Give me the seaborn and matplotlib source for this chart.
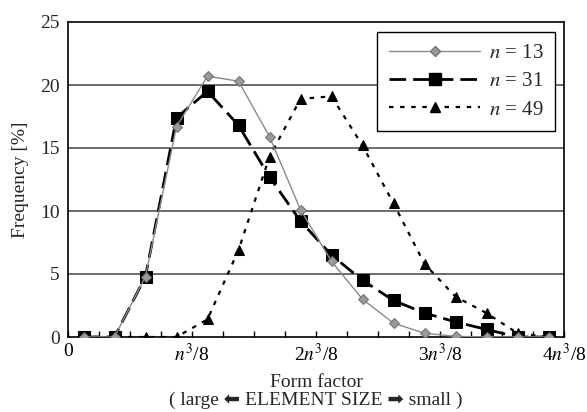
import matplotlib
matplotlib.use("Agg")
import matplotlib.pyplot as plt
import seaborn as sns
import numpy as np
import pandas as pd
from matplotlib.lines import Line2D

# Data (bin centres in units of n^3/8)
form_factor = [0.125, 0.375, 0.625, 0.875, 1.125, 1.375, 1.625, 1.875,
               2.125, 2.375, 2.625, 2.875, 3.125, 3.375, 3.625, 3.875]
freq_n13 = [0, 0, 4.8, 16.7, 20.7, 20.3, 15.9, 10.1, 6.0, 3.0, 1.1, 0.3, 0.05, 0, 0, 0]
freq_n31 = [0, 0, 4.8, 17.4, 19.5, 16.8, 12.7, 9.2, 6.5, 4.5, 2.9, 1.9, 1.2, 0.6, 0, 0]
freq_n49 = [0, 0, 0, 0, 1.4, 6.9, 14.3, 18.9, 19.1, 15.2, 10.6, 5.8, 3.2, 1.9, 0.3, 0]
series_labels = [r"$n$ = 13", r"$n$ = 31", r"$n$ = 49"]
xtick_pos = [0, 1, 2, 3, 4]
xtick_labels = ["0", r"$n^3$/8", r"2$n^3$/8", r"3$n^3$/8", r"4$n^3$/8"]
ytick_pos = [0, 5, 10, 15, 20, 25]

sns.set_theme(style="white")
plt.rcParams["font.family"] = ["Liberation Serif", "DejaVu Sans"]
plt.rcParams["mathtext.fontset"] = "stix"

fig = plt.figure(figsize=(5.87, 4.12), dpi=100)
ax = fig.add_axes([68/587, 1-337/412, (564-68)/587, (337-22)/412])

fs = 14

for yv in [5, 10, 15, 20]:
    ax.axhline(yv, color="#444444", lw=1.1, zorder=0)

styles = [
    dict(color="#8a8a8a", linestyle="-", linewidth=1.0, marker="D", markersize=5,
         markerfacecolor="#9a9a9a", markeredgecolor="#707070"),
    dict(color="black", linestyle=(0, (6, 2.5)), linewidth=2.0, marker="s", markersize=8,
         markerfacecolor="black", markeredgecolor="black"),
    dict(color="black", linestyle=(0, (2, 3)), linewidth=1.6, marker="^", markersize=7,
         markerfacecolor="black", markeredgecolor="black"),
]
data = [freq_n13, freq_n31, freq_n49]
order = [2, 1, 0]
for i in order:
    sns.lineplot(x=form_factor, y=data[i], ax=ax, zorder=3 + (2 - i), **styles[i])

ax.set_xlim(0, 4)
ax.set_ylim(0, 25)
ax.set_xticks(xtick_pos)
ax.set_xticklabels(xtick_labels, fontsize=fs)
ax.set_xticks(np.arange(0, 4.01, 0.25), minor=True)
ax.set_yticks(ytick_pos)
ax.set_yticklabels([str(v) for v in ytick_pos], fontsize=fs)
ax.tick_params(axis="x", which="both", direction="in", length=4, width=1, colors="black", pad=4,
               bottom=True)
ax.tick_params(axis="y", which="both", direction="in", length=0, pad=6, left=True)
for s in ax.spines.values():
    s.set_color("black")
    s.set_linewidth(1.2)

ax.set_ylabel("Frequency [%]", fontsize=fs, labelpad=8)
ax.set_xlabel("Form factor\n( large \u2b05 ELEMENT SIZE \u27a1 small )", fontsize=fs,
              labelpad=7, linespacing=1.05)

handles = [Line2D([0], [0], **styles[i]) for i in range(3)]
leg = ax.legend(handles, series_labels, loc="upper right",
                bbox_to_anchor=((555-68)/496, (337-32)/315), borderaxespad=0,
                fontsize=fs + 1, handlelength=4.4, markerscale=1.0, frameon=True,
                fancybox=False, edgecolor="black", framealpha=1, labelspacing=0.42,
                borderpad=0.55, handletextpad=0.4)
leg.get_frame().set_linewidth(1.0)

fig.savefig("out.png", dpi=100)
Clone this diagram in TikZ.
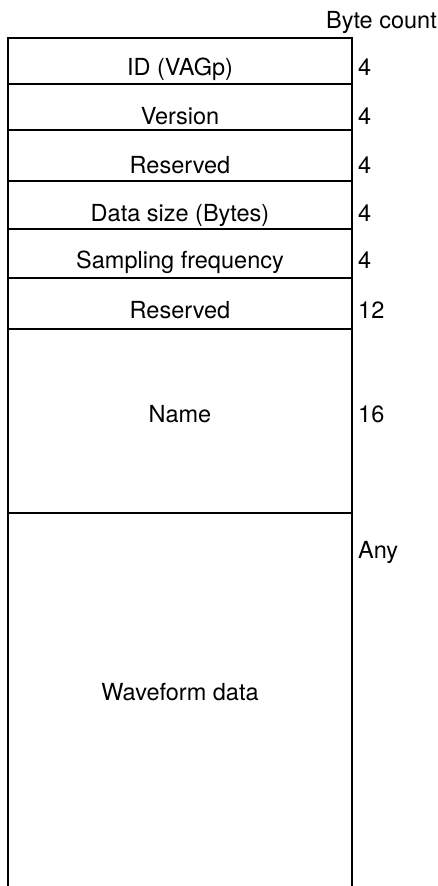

Short task: Set down the complete material exactly, but do not include the images.

Result below:
Give me the seaborn and matplotlib source for this chart.
import matplotlib
matplotlib.use("Agg")
import matplotlib.pyplot as plt
import seaborn as sns
import numpy as np
import pandas as pd
from matplotlib.lines import Line2D

# Data (bin centres in units of n^3/8)
form_factor = [0.125, 0.375, 0.625, 0.875, 1.125, 1.375, 1.625, 1.875,
               2.125, 2.375, 2.625, 2.875, 3.125, 3.375, 3.625, 3.875]
freq_n13 = [0, 0, 4.8, 16.7, 20.7, 20.3, 15.9, 10.1, 6.0, 3.0, 1.1, 0.3, 0.05, 0, 0, 0]
freq_n31 = [0, 0, 4.8, 17.4, 19.5, 16.8, 12.7, 9.2, 6.5, 4.5, 2.9, 1.9, 1.2, 0.6, 0, 0]
freq_n49 = [0, 0, 0, 0, 1.4, 6.9, 14.3, 18.9, 19.1, 15.2, 10.6, 5.8, 3.2, 1.9, 0.3, 0]
series_labels = [r"$n$ = 13", r"$n$ = 31", r"$n$ = 49"]
xtick_pos = [0, 1, 2, 3, 4]
xtick_labels = ["0", r"$n^3$/8", r"2$n^3$/8", r"3$n^3$/8", r"4$n^3$/8"]
ytick_pos = [0, 5, 10, 15, 20, 25]

sns.set_theme(style="white")
plt.rcParams["font.family"] = ["Liberation Serif", "DejaVu Sans"]
plt.rcParams["mathtext.fontset"] = "stix"

fig = plt.figure(figsize=(5.87, 4.12), dpi=100)
ax = fig.add_axes([68/587, 1-337/412, (564-68)/587, (337-22)/412])

fs = 14

for yv in [5, 10, 15, 20]:
    ax.axhline(yv, color="#444444", lw=1.1, zorder=0)

styles = [
    dict(color="#8a8a8a", linestyle="-", linewidth=1.0, marker="D", markersize=5,
         markerfacecolor="#9a9a9a", markeredgecolor="#707070"),
    dict(color="black", linestyle=(0, (6, 2.5)), linewidth=2.0, marker="s", markersize=8,
         markerfacecolor="black", markeredgecolor="black"),
    dict(color="black", linestyle=(0, (2, 3)), linewidth=1.6, marker="^", markersize=7,
         markerfacecolor="black", markeredgecolor="black"),
]
data = [freq_n13, freq_n31, freq_n49]
order = [2, 1, 0]
for i in order:
    sns.lineplot(x=form_factor, y=data[i], ax=ax, zorder=3 + (2 - i), **styles[i])

ax.set_xlim(0, 4)
ax.set_ylim(0, 25)
ax.set_xticks(xtick_pos)
ax.set_xticklabels(xtick_labels, fontsize=fs)
ax.set_xticks(np.arange(0, 4.01, 0.25), minor=True)
ax.set_yticks(ytick_pos)
ax.set_yticklabels([str(v) for v in ytick_pos], fontsize=fs)
ax.tick_params(axis="x", which="both", direction="in", length=4, width=1, colors="black", pad=4,
               bottom=True)
ax.tick_params(axis="y", which="both", direction="in", length=0, pad=6, left=True)
for s in ax.spines.values():
    s.set_color("black")
    s.set_linewidth(1.2)

ax.set_ylabel("Frequency [%]", fontsize=fs, labelpad=8)
ax.set_xlabel("Form factor\n( large \u2b05 ELEMENT SIZE \u27a1 small )", fontsize=fs,
              labelpad=7, linespacing=1.05)

handles = [Line2D([0], [0], **styles[i]) for i in range(3)]
leg = ax.legend(handles, series_labels, loc="upper right",
                bbox_to_anchor=((555-68)/496, (337-32)/315), borderaxespad=0,
                fontsize=fs + 1, handlelength=4.4, markerscale=1.0, frameon=True,
                fancybox=False, edgecolor="black", framealpha=1, labelspacing=0.42,
                borderpad=0.55, handletextpad=0.4)
leg.get_frame().set_linewidth(1.0)

fig.savefig("out.png", dpi=100)
Clone this diagram in TikZ.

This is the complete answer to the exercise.